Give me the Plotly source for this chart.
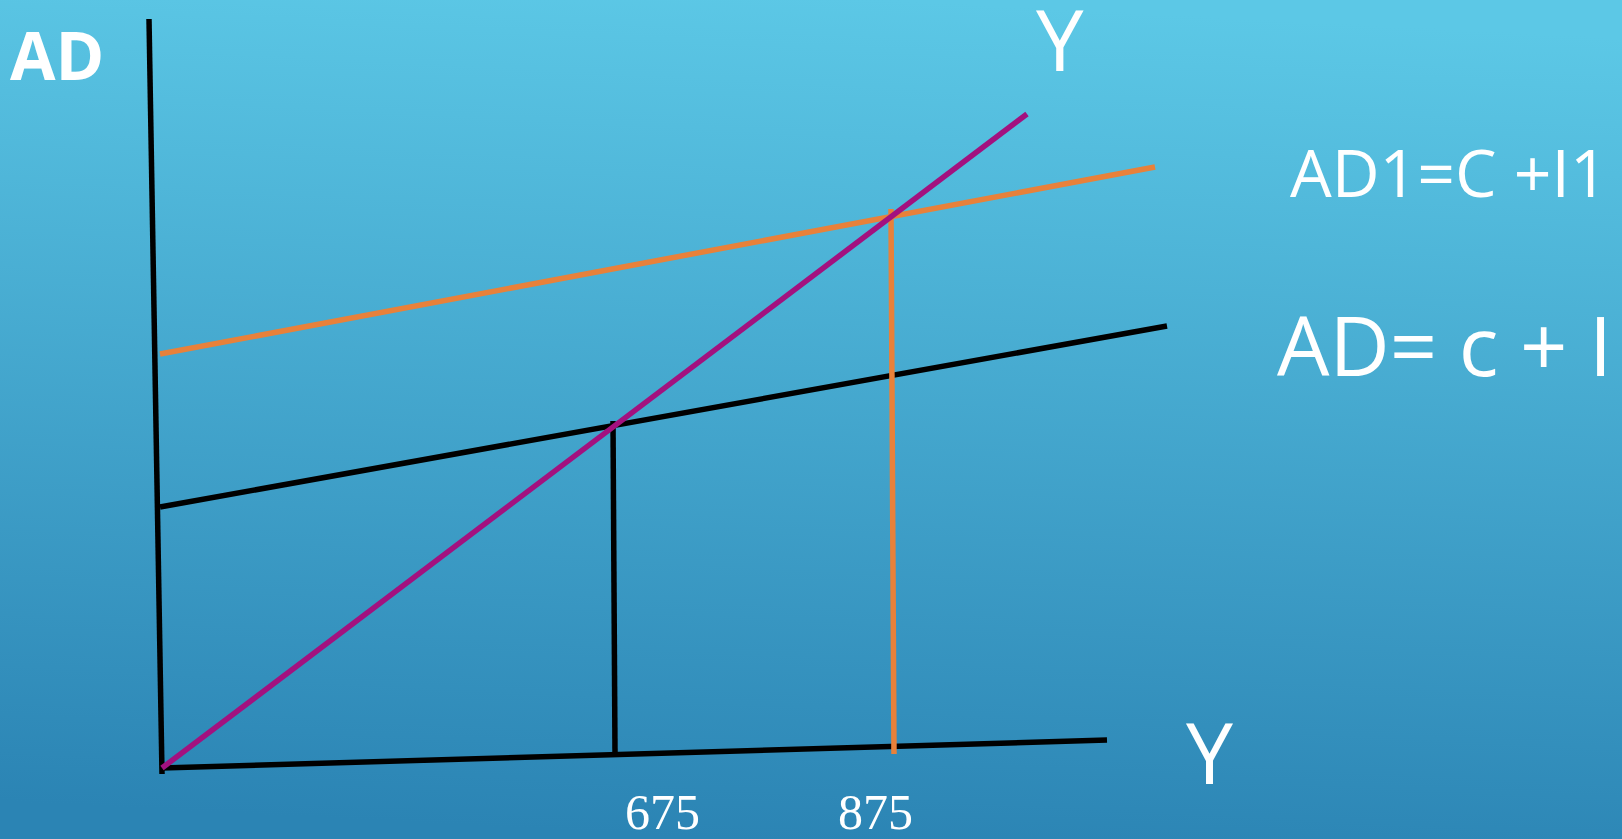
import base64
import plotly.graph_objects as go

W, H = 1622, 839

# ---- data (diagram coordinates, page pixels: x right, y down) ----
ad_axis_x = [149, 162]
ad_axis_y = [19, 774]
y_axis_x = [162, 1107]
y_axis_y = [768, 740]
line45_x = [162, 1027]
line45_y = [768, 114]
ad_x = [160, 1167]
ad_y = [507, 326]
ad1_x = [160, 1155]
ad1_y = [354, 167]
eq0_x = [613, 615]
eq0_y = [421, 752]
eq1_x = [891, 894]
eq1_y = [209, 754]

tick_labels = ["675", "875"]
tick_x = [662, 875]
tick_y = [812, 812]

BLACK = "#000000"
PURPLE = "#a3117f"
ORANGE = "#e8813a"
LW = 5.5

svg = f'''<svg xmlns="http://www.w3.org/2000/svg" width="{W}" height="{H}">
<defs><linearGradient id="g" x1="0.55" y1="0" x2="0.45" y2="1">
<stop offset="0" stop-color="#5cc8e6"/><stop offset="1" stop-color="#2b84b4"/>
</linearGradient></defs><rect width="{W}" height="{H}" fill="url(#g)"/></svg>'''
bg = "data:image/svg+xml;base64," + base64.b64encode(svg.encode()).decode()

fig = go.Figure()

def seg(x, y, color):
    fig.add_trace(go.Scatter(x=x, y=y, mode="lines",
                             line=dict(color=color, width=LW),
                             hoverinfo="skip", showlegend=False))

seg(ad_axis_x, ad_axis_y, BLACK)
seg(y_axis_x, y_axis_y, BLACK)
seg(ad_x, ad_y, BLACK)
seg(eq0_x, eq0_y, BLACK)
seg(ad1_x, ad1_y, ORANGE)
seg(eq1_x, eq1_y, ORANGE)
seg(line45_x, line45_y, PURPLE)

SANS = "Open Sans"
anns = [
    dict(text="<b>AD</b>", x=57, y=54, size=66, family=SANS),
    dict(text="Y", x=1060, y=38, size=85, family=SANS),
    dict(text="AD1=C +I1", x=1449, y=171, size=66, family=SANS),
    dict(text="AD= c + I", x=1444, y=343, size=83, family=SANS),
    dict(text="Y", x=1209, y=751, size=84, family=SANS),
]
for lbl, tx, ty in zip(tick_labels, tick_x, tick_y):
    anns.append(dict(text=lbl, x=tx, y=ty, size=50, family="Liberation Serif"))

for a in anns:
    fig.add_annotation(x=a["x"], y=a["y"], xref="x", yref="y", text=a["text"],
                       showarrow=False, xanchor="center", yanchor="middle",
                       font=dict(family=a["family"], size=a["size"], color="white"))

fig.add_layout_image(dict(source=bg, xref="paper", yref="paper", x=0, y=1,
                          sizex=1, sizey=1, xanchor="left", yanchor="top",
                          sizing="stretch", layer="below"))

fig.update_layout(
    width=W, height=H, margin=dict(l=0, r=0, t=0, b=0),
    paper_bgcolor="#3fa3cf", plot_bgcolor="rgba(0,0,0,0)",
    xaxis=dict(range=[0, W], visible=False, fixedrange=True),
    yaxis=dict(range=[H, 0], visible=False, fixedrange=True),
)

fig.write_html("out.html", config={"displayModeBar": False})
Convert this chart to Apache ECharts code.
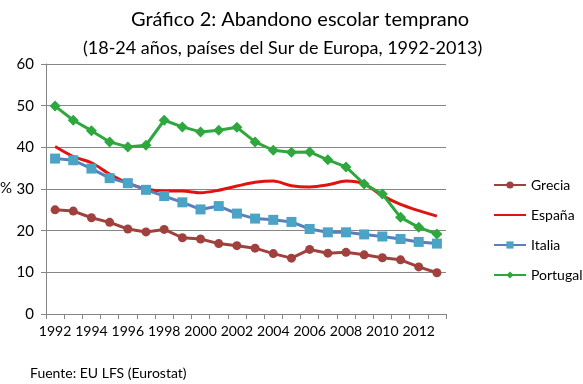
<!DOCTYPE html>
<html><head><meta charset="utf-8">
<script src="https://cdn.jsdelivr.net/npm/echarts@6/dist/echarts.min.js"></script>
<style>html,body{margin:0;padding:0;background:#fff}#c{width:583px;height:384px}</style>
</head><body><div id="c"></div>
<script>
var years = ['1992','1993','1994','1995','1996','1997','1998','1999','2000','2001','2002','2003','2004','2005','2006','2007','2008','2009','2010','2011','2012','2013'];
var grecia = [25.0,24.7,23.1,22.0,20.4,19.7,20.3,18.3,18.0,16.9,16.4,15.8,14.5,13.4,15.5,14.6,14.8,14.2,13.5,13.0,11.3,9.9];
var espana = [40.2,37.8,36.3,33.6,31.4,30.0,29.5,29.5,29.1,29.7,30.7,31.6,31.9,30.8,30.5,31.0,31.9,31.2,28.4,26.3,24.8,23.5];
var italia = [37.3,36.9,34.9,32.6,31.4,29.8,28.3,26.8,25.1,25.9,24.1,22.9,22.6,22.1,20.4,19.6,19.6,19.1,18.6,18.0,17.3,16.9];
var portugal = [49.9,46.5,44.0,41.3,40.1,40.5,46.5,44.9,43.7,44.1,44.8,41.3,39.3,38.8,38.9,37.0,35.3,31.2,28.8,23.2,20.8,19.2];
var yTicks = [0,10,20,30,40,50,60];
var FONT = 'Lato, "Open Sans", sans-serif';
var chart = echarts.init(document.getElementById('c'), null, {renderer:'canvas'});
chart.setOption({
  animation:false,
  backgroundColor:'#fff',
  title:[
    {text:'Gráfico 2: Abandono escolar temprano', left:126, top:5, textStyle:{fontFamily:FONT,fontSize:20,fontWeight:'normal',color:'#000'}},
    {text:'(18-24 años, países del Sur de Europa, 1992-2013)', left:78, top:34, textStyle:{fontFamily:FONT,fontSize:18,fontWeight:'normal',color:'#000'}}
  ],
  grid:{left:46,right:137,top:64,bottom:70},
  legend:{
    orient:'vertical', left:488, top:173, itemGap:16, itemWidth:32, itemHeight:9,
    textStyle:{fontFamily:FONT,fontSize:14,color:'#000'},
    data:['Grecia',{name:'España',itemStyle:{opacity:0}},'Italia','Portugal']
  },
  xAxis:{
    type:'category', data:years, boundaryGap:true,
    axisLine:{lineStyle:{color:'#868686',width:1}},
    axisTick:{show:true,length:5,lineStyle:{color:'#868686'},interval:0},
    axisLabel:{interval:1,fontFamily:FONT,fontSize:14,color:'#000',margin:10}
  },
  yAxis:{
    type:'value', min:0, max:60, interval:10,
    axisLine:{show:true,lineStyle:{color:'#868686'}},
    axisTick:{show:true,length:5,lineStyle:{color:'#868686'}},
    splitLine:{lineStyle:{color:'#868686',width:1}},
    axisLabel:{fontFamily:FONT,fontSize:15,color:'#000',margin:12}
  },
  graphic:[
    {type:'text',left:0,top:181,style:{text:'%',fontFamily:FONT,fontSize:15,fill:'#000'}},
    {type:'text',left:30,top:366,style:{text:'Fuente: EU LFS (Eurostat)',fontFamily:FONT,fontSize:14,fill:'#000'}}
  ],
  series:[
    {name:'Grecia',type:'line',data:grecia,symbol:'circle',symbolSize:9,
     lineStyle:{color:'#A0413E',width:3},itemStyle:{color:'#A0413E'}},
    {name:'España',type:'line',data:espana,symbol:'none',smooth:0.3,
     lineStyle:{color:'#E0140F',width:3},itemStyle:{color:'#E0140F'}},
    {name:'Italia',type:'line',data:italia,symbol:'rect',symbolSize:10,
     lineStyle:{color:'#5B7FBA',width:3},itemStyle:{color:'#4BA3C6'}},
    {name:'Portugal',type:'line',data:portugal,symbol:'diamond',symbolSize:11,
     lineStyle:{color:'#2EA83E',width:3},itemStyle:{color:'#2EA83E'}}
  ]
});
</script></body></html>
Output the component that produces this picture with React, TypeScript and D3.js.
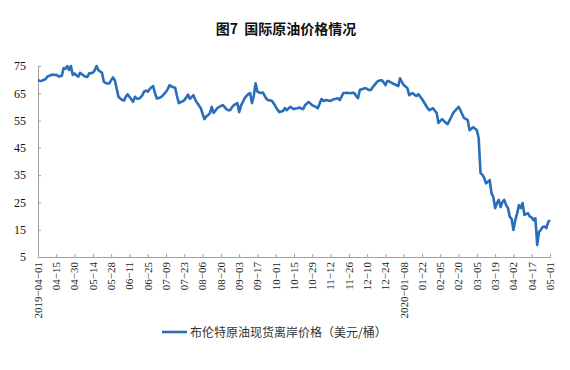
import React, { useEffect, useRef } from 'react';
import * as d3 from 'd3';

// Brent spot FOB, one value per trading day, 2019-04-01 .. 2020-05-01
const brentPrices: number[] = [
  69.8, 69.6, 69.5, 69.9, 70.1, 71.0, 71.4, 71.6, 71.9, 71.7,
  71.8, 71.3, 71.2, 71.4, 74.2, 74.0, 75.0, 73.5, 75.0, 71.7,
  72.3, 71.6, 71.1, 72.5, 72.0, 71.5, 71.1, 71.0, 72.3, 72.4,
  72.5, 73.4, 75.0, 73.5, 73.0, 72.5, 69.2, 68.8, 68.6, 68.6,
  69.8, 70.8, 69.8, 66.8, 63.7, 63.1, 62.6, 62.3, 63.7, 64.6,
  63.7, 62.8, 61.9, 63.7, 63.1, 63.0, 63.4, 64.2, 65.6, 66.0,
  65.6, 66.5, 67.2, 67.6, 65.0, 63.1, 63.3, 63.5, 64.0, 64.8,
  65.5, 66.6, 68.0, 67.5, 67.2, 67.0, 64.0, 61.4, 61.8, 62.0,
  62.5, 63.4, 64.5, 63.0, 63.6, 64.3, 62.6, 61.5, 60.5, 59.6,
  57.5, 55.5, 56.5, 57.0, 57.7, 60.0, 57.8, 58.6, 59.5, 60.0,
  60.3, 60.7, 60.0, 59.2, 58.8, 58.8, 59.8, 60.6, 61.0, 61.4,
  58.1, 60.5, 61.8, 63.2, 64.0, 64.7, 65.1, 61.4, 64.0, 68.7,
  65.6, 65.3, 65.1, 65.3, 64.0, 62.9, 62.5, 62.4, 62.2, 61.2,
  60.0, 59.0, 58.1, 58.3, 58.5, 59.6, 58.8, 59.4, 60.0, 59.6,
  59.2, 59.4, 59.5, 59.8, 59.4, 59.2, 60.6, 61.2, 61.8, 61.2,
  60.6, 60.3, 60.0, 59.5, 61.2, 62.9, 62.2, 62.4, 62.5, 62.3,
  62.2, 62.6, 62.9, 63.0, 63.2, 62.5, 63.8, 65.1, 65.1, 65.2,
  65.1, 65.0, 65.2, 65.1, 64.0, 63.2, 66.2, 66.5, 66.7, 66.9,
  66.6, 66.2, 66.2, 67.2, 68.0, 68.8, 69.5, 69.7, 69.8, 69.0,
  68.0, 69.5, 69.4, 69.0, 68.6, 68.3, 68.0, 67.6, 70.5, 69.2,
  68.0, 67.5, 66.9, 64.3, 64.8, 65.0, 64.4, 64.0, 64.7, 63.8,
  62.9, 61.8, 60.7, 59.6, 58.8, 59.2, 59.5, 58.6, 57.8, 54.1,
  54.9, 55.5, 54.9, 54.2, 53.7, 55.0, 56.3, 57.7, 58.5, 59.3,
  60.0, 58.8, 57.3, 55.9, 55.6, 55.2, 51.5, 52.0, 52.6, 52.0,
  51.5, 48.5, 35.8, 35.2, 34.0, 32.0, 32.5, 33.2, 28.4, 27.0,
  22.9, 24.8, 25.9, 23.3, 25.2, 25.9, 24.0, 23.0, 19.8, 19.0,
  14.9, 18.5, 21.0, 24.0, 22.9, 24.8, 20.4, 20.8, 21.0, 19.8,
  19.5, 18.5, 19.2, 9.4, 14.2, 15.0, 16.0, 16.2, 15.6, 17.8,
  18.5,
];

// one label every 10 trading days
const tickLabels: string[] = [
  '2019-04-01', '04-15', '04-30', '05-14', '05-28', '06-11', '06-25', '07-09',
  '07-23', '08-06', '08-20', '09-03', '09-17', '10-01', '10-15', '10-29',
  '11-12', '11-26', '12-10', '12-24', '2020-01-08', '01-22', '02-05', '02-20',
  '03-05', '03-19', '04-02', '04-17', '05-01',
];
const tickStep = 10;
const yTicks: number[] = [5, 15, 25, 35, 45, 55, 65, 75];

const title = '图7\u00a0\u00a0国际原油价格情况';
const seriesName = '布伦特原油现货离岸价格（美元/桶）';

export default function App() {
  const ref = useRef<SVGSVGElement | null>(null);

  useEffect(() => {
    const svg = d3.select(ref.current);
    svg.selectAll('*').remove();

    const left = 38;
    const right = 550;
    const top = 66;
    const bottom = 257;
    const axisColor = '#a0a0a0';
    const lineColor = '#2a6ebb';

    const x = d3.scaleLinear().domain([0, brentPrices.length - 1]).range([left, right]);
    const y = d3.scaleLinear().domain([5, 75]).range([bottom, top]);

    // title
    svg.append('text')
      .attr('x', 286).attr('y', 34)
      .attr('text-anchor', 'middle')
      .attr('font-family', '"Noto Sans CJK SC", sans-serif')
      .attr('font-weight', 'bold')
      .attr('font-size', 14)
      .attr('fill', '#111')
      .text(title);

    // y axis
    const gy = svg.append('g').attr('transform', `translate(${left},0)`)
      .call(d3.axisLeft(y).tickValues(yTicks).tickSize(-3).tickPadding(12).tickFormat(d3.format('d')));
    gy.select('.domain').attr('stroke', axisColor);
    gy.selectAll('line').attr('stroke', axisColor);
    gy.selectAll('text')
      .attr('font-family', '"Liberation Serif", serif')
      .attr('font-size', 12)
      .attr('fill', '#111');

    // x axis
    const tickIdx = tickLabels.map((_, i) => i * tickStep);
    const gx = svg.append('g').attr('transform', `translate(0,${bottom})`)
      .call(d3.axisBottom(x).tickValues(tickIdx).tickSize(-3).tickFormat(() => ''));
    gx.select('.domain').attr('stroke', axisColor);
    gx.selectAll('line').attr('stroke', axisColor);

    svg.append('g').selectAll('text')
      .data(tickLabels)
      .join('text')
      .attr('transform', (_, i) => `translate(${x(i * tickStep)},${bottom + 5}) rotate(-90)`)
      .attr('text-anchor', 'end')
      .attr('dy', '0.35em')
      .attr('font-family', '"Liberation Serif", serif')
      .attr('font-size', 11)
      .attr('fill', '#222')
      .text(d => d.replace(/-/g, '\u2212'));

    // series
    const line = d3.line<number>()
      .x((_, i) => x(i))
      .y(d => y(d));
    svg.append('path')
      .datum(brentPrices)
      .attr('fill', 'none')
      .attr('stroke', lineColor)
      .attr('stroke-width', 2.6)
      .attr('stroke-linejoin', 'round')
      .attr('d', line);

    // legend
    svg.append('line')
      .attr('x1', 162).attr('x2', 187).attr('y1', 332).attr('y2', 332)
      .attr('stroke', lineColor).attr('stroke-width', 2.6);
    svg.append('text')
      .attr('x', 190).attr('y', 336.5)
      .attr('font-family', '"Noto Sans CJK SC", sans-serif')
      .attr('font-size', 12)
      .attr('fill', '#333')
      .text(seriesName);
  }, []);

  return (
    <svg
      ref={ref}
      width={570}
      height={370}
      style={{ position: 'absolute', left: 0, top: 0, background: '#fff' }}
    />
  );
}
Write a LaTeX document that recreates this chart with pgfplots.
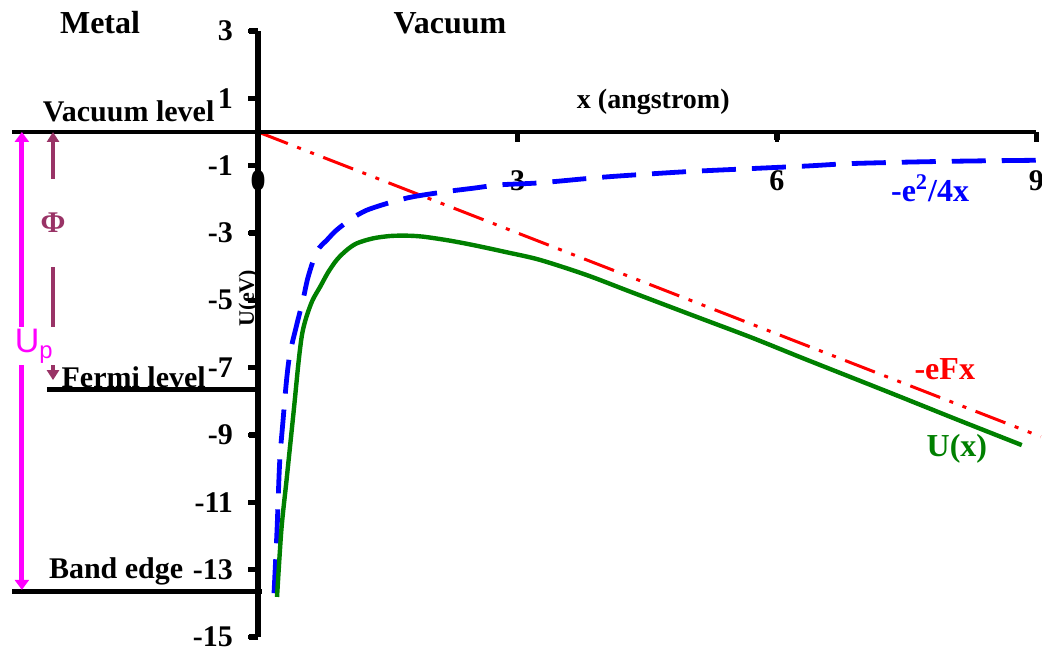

———

**Requirements**:
Search the records above for the string "this". Copy every line that contains it.

**Reply**:
Give me the Plotly source for this chart.
Convert this chart to Apache ECharts code.
Output the component that produces this picture with React, TypeScript and D3.js.
Write a LaTeX document that recreates this chart with pgfplots.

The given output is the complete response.